*** DATASET SECTION

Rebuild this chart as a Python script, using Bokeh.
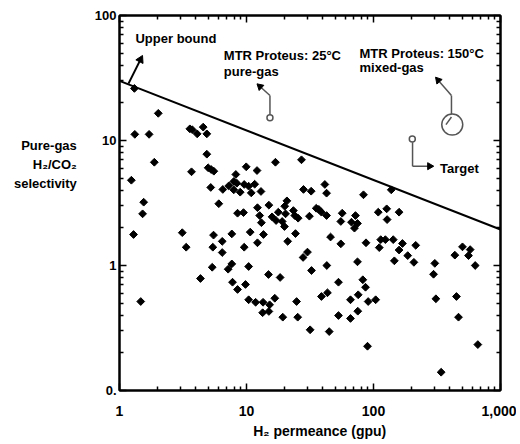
import numpy as np
from bokeh.plotting import figure
from bokeh.models import FixedTicker, LogAxis, Label, Range1d
from bokeh.embed import file_html
from bokeh.resources import INLINE

# H2 permeance (gpu) and pure-gas H2/CO2 selectivity of literature membranes
h2_perm = [1.31, 2.02, 1.32, 1.71, 3.58, 3.74, 4.09, 4.56, 4.87, 1.88,
           4.87, 4.99, 5.27, 5.53, 3.69, 1.24, 9.95, 8.24, 5.23, 6.51,
           7.26, 7.94, 8.39, 7.94, 8.92, 9.59, 10.4, 1.55, 1.52, 6.05,
           8.50, 9.47, 1.29, 3.12, 5.50, 7.66, 10.7, 3.35, 5.43, 6.44,
           6.44, 9.59, 5.37, 7.17, 7.66, 10.4, 4.34, 7.76, 8.50, 9.82,
           10.4, 1.47, 16.9, 27.1, 12.1, 11.6, 10.9, 13.0, 28.1, 32.3,
           41.4, 42.7, 83.4, 20.8, 20.0, 15.0, 12.2, 12.7, 17.8, 15.9,
           17.1, 19.1, 20.3, 23.4, 24.0, 25.5, 19.9, 35.4, 37.1, 38.9,
           42.7, 31.3, 56.7, 55.3, 72.1, 67.1, 74.8, 70.8, 13.1, 13.6,
           24.3, 12.2, 21.1, 45.9, 55.3, 87.3, 30.2, 27.9, 42.9, 74.8,
           32.5, 14.9, 18.4, 53.0, 82.4, 86.5, 11.8, 13.5, 16.7, 15.2,
           13.4, 15.0, 24.8, 38.9, 43.4, 65.9, 75.8, 90.8, 104, 19.3,
           25.3, 53.0, 65.9, 75.2, 31.7, 44.8, 89.7, 114, 124, 143,
           111, 169, 215, 159, 186, 146, 208, 304, 297, 310,
           341, 437, 502, 577, 560, 632, 450, 467, 663, 138,
           109, 127, 159, 128]
selectivity = [26.1, 16.5, 11.2, 11.2, 12.4, 12.2, 11.3, 12.8, 11.3, 6.70,
               7.77, 6.05, 5.86, 5.68, 5.62, 4.81, 6.16, 5.35, 4.21, 4.06,
               4.34, 4.70, 4.55, 4.03, 3.86, 4.45, 4.31, 3.21, 2.59, 3.12,
               2.62, 2.65, 1.77, 1.83, 1.75, 1.79, 1.85, 1.40, 1.40, 1.56,
               1.27, 1.40, 0.968, 0.934, 1.03, 0.982, 0.787, 0.735, 0.643, 0.705,
               0.532, 0.515, 6.70, 7.01, 5.75, 4.47, 3.81, 3.91, 4.06, 3.93,
               4.45, 3.79, 3.68, 3.29, 2.98, 3.04, 2.90, 2.51, 2.67, 2.45,
               2.29, 2.25, 2.59, 2.75, 2.51, 2.39, 2.05, 2.87, 2.81, 2.67,
               2.51, 2.48, 2.62, 2.25, 2.51, 2.22, 2.17, 1.99, 2.20, 1.77,
               1.80, 1.52, 1.56, 1.69, 1.49, 1.52, 1.28, 1.16, 1.00, 1.07,
               0.912, 0.847, 0.802, 0.735, 0.769, 0.670, 0.508, 0.508, 0.547, 0.485,
               0.419, 0.429, 0.515, 0.565, 0.605, 0.532, 0.583, 0.515, 0.532, 0.386,
               0.386, 0.398, 0.377, 0.431, 0.306, 0.296, 0.226, 1.61, 1.61, 1.61,
               1.39, 1.50, 1.45, 1.33, 1.20, 1.09, 1.06, 1.04, 0.851, 0.542,
               0.140, 1.21, 1.41, 1.34, 1.20, 1.00, 0.565, 0.386, 0.233, 4.03,
               2.67, 2.84, 2.67, 2.33]

# Upper bound line end points
ub_perm = [1, 1000]
ub_sel = [30.0, 1.94]

# MTR Proteus and target points
proteus25 = (15.3, 15.2)
proteus150 = (417, 13.4)
target = (202, 10.3)

x_ticks = [1, 10, 100, 1000]
x_labels = ["1", "10", "100", "1,000"]
y_ticks = [0.1, 1, 10, 100]
y_labels = ["0.", "1", "10", "100"]

FONT = "Liberation Sans"
GRAY = "#555555"
PX_X, PX_Y = 127.0, 125.0   # pixels per decade of the frame

x_minor = [m * d for d in (1, 10, 100) for m in range(2, 10)]
y_minor = [m * d for d in (0.1, 1, 10) for m in range(2, 10)]

p = figure(frame_width=381, frame_height=375,
           x_axis_type="log", y_axis_type="log",
           x_range=Range1d(1, 1000), y_range=Range1d(0.1, 100),
           min_border_left=119, min_border_top=15, min_border_right=16,
           min_border_bottom=52,
           output_backend="svg", toolbar_location=None)
p.xgrid.visible = False
p.ygrid.visible = False
p.outline_line_color = "black"
p.outline_line_width = 2
p.background_fill_color = "white"
p.border_fill_color = "white"

bottom_ax = p.xaxis[0]
left_ax = p.yaxis[0]


def style_axis(ax, ticks, minor, labels, fsize, standoff, show=True):
    ax.ticker = FixedTicker(ticks=ticks, minor_ticks=minor)
    if show:
        ax.major_label_overrides = {t: l for t, l in zip(ticks, labels)}
        ax.major_label_text_font_size = fsize
    else:
        ax.major_label_overrides = {t: "" for t in ticks}
        ax.major_label_text_font_size = "1px"
    ax.axis_line_color = "black"
    ax.axis_line_width = 2
    ax.major_tick_in = 7
    ax.major_tick_out = 0
    ax.minor_tick_in = 4
    ax.minor_tick_out = 0
    ax.major_tick_line_color = "black"
    ax.major_tick_line_width = 1.5
    ax.minor_tick_line_color = "black"
    ax.minor_tick_line_width = 1.5
    ax.major_label_text_font = FONT
    ax.major_label_text_font_style = "bold"
    ax.major_label_text_color = "black"
    ax.major_label_standoff = standoff


style_axis(bottom_ax, x_ticks, x_minor, x_labels, "14px", 15)
style_axis(left_ax, y_ticks, y_minor, y_labels, "13px", 3)

top_ax = LogAxis()
style_axis(top_ax, x_ticks, x_minor, x_labels, "14px", 0, show=False)
p.add_layout(top_ax, "above")
right_ax = LogAxis()
style_axis(right_ax, y_ticks, y_minor, y_labels, "13px", 0, show=False)
p.add_layout(right_ax, "right")

nb = "\u00a0"

# axis titles
bottom_ax.axis_label = nb * 5 + "H₂ permeance (gpu)"
bottom_ax.axis_label_text_font = FONT
bottom_ax.axis_label_text_font_style = "bold"
bottom_ax.axis_label_text_font_size = "14px"
bottom_ax.axis_label_text_color = "black"
bottom_ax.axis_label_standoff = 4

left_ax.axis_label = "Pure-gas\nH₂/CO₂\nselectivity\n" + "\n".join([nb] * 4)
left_ax.axis_label_orientation = "horizontal"
left_ax.axis_label_text_align = "center"
left_ax.axis_label_text_line_height = 1.27
left_ax.axis_label_text_font = FONT
left_ax.axis_label_text_font_style = "bold"
left_ax.axis_label_text_font_size = "13px"
left_ax.axis_label_text_color = "black"
left_ax.axis_label_standoff = 15

# data
p.scatter(h2_perm, selectivity, marker="square", angle=np.pi / 4,
          size=5.5, color="black")

# upper bound
p.line(ub_perm, ub_sel, line_color="black", line_width=2)


def lab(x, y, text, size="13px", align="left"):
    p.add_layout(Label(x=x, y=y, text=text, text_font=FONT,
                       text_font_style="bold", text_font_size=size,
                       text_color="black", text_baseline="middle",
                       text_align=align))


def arrow(x0, y0, x1, y1, line_color, width=1.5, size=7):
    # screen direction of the arrow from the log-space difference
    dx = (np.log10(x1) - np.log10(x0)) * PX_X
    dy = (np.log10(y1) - np.log10(y0)) * PX_Y
    th = np.arctan2(dy, dx)
    back = 0.577 * size
    cx = x1 * 10 ** (-back * np.cos(th) / PX_X)
    cy = y1 * 10 ** (-back * np.sin(th) / PX_Y)
    p.segment(x0=[x0], y0=[y0], x1=[cx], y1=[cy],
              line_color=line_color, line_width=width)
    p.scatter([cx], [cy], marker="triangle", size=size,
              angle=th - np.pi / 2, color="black")


lab(1.336, 65.5, "Upper bound")
arrow(1.177, 28.5, 1.518, 47.9, "black", width=2, size=8)

# MTR Proteus 25C
lab(6.63, 47.9, "MTR Proteus: 25°C")
lab(6.63, 35.6, "pure-gas")
p.segment(x0=[15.3], y0=[16.1], x1=[15.3], y1=[22.9],
          line_color=GRAY, line_width=1.5)
arrow(15.3, 22.9, 12.1, 28.4, GRAY)
p.scatter([proteus25[0]], [proteus25[1]], marker="circle", size=6,
          fill_color="white", line_color=GRAY, line_width=1.5)

# MTR Proteus 150C
lab(77.6, 49.7, "MTR Proteus: 150°C")
lab(77.6, 38.4, "mixed-gas")
p.scatter([proteus150[0]], [proteus150[1]], marker="circle", size=21,
          fill_color=None, line_color=GRAY, line_width=1.5)
p.segment(x0=[372, 411], y0=[13.4, 16.3], x1=[411, 411], y1=[15.4, 22.9],
          line_color=GRAY, line_width=1.5)
arrow(411, 22.9, 308, 32.1, GRAY)

# Target
p.segment(x0=[203], y0=[9.7], x1=[203], y1=[6.23],
          line_color=GRAY, line_width=1.5)
arrow(203, 6.23, 298, 6.23, GRAY)
p.scatter([target[0]], [target[1]], marker="circle", size=6,
          fill_color="white", line_color=GRAY, line_width=1.5)
lab(334, 5.94, "Target")

open("out.html", "w").write(file_html(p, INLINE))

******

Restate the material word for word from its first line through the line containing "from bokeh.resources import INLINE", both included; the pictures do not belong in it.

CORRECT ANSWER:
Rebuild this chart as a Python script, using Bokeh.
import numpy as np
from bokeh.plotting import figure
from bokeh.models import FixedTicker, LogAxis, Label, Range1d
from bokeh.embed import file_html
from bokeh.resources import INLINE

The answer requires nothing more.